For years, the promise of graphene in consumer goods remained largely theoretical—a “miracle material” trapped in laboratory settings. In the current 2026 market, however, the narrative has shifted toward practical, high-performance integration. Nowhere is this more visible than in the specialized footwear sector, where the push for lighter, stronger, and more resilient materials has become the primary driver for innovation.

The transition from lab to track involves more than just mixing graphene into rubber compounds. Engineers are now utilizing the material to address the traditional trade-off between grip and longevity. In high-impact sports, a softer rubber usually offers superior traction but wears down rapidly. By incorporating graphene-enhanced materials into outsoles, manufacturers are achieving a rare balance: maintaining the sticky, high-friction performance required by elite athletes while significantly extending the mileage of the tread.

Structural Integrity Under Stress

Beyond the surface-level improvements in outsoles, research has turned toward the structural chassis of performance shoes. The material’s unique lattice structure provides a tensile strength that far exceeds traditional plastics and carbon fiber fillers. This is critical for stabilizing the mid-foot area, where lateral torque can lead to energy loss during high-speed maneuvers.

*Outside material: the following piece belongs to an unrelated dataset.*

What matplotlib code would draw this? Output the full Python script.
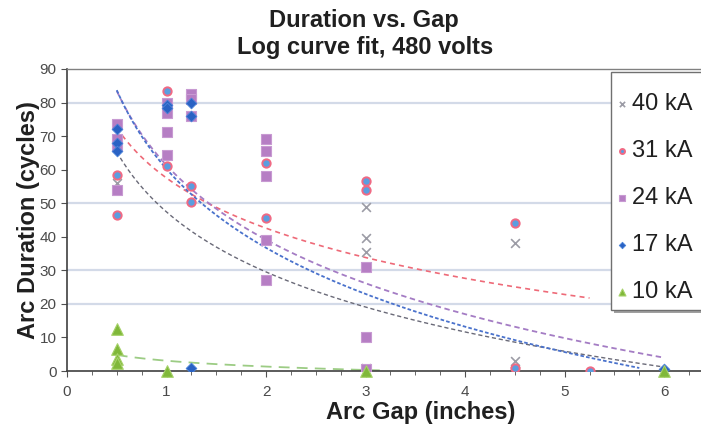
import numpy as np
import matplotlib
matplotlib.use("Agg")
import matplotlib.pyplot as plt
from matplotlib.ticker import MultipleLocator
from matplotlib.patches import Rectangle

plt.rcParams['font.family'] = ['Liberation Sans', 'DejaVu Sans']

# Messpunkte (Arc Gap in inches, Arc Duration in cycles)
gap_40 = [0.5, 3, 3, 3, 3, 4.5, 4.5, 4.5]
dur_40 = [56, 49, 39.5, 35.5, 1, 38, 3, 0]

gap_31 = [0.5, 0.5, 1, 1, 1.25, 1.25, 2, 2, 3, 3, 4.5, 4.5, 5.25]
dur_31 = [58.5, 46.5, 83.5, 61, 55, 50.5, 62, 45.7, 56.7, 54, 44, 1, 0]

gap_24 = [0.5, 0.5, 0.5, 0.5, 1, 1, 1, 1, 1.25, 1.25, 1.25, 2, 2, 2, 2, 2, 3, 3, 3]
dur_24 = [73.5, 69, 67, 54, 80, 77, 71.3, 64.4, 82.5, 81, 76, 69, 65.6, 58, 39, 27, 31, 10, 0.5]

gap_17 = [0.5, 0.5, 0.5, 1, 1, 1.25, 1.25, 1.25, 6]
dur_17 = [72, 68, 65.5, 79.3, 78.3, 80, 76, 0.8, 0.5]

gap_10 = [0.5, 0.5, 0.5, 0.5, 1, 3, 6]
dur_10 = [12.5, 6.5, 3.5, 2.5, 0, 0, 0]

# Log-Trendlinien y = a*ln(x) + b
fit_a = [-25.8, -21.56, -32.0, -33.9, -2.51]
fit_b = [47.4, 57.5, 61.3, 60.2, 3.06]
fit_xmax = [6.0, 5.25, 6.0, 5.75, 3.2]

labels = ["40 kA", "31 kA", "24 kA", "17 kA", "10 kA"]

fig = plt.figure(figsize=(7.01, 4.32), dpi=100)
ax = fig.add_axes([0.0956, 0.1412, 0.9044, 0.6991])

# Gitterlinien wie im Original (nur einzelne)
for g in [80, 50, 30, 20]:
    ax.axhline(g, color="#d3dae8", lw=1.6, zorder=0)

# Trendlinien
line_styles = [
    dict(color="#6a6a78", ls=(0, (3, 2)), lw=1.0),
    dict(color="#ee6a78", ls=(0, (3, 2.5)), lw=1.2),
    dict(color="#a47cc4", ls=(0, (3, 2)), lw=1.3),
    dict(color="#4a72cc", ls=(0, (2, 1.2)), lw=1.3),
    dict(color="#9ccc84", ls=(0, (6, 4)), lw=1.3),
]
for a, b, xm, st in zip(fit_a, fit_b, fit_xmax, line_styles):
    xs = np.linspace(0.5, xm, 200)
    ax.plot(xs, a * np.log(xs) + b, zorder=2, **st)

# Messpunkte
ax.scatter(gap_40, dur_40, marker="x", s=40, color="#9c9ca6", linewidths=1.2, zorder=3, label=labels[0])
ax.scatter(gap_31, dur_31, marker="o", s=36, facecolor="#5a9ee0", edgecolor="#f06a84", linewidths=1.4, zorder=4, label=labels[1])
ax.scatter(gap_24, dur_24, marker="s", s=50, facecolor="#b67ec4", edgecolor="#c89ad2", linewidths=0.8, zorder=3, label=labels[2])
ax.scatter(gap_17, dur_17, marker="D", s=30, facecolor="#2a62c4", edgecolor="#4a82d8", linewidths=0.6, zorder=5, label=labels[3])
ax.scatter(gap_10, dur_10, marker="^", s=70, facecolor="#80b83a", edgecolor="#a6d26a", linewidths=0.8, zorder=6, label=labels[4], clip_on=False)

ax.set_xlim(0, 6.37)
ax.set_ylim(0, 90)
ax.xaxis.set_major_locator(MultipleLocator(1))
ax.xaxis.set_minor_locator(MultipleLocator(0.25))
ax.yaxis.set_major_locator(MultipleLocator(10))
ax.tick_params(axis="both", which="major", labelsize=11, labelcolor="#4a4a4a", color="#505050", length=4, direction="out")
ax.tick_params(axis="x", which="minor", color="#505050", length=3, direction="out")
ax.tick_params(axis="x", pad=6)

for side in ["left", "bottom"]:
    ax.spines[side].set_color("#404040")
    ax.spines[side].set_linewidth(1.2)
ax.spines["top"].set_color("#808080")
ax.spines["top"].set_linewidth(1.0)
ax.spines["right"].set_visible(False)

ax.set_xlabel("Arc Gap (inches)", fontsize=17, fontweight="bold", color="#202020")
ax.xaxis.set_label_coords(0.558, -0.098)
ax.set_ylabel("Arc Duration (cycles)", fontsize=17, fontweight="bold", color="#202020")
ax.yaxis.set_label_coords(-0.043, 0.5)

fig.text(0.519, 0.953, "Duration vs. Gap", ha="center", va="center", fontsize=17, fontweight="bold", color="#202020")
fig.text(0.521, 0.890, "Log curve fit, 480 volts", ha="center", va="center", fontsize=17, fontweight="bold", color="#202020")

# Legendenrahmen mit Schatten (rechts abgeschnitten wie im Original)
fig.patches.append(Rectangle((0.8759, 0.2755), 0.2, 0.551, transform=fig.transFigure,
                             facecolor="#a0a0a0", edgecolor="none", zorder=8))
fig.patches.append(Rectangle((0.8716, 0.2824), 0.2, 0.551, transform=fig.transFigure,
                             facecolor="white", edgecolor="#707070", linewidth=1.0, zorder=9))

handles, hlabels = ax.get_legend_handles_labels()
leg = fig.legend(handles, hlabels, loc="upper left", bbox_to_anchor=(615 / 701, 0.7847),
                 borderaxespad=0, borderpad=0, fontsize=17, labelspacing=1.06,
                 handletextpad=0.1, handlelength=0.6, markerscale=0.6, frameon=False)
leg.set_zorder(10)
for t in leg.get_texts():
    t.set_color("#202020")

fig.savefig("out.png", dpi=100)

What sets this generation of footwear apart is how the material is deployed. Rather than using it as a bulky reinforcement, it is being integrated at the molecular level within polymer blends. This allows for thinner, lighter profiles that do not sacrifice structural integrity. Athletes are noticing the difference in “snappiness”—the way a shoe returns energy after a hard plant—without the heavy feel of previous generations of stability-focused footwear.

The Consumer Reality Check

It is important to manage expectations regarding these advancements. While graphene-enhanced gear often comes with a premium price tag, the value proposition is increasingly tied to the product’s lifespan. A shoe that maintains its traction profile for an additional 100 or 200 miles fundamentally changes the cost-per-use calculation for professional and serious amateur athletes alike.

As manufacturing processes become more standardized, the focus is shifting from simply proving the material works to optimizing it for specific conditions. We are seeing a divergence in R&D, with some manufacturers targeting wet-weather mountain running, while others focus on indoor court stability. The next stage of development will likely be the widespread adoption of these materials into mid-range product lines, moving the technology away from flagship-only status.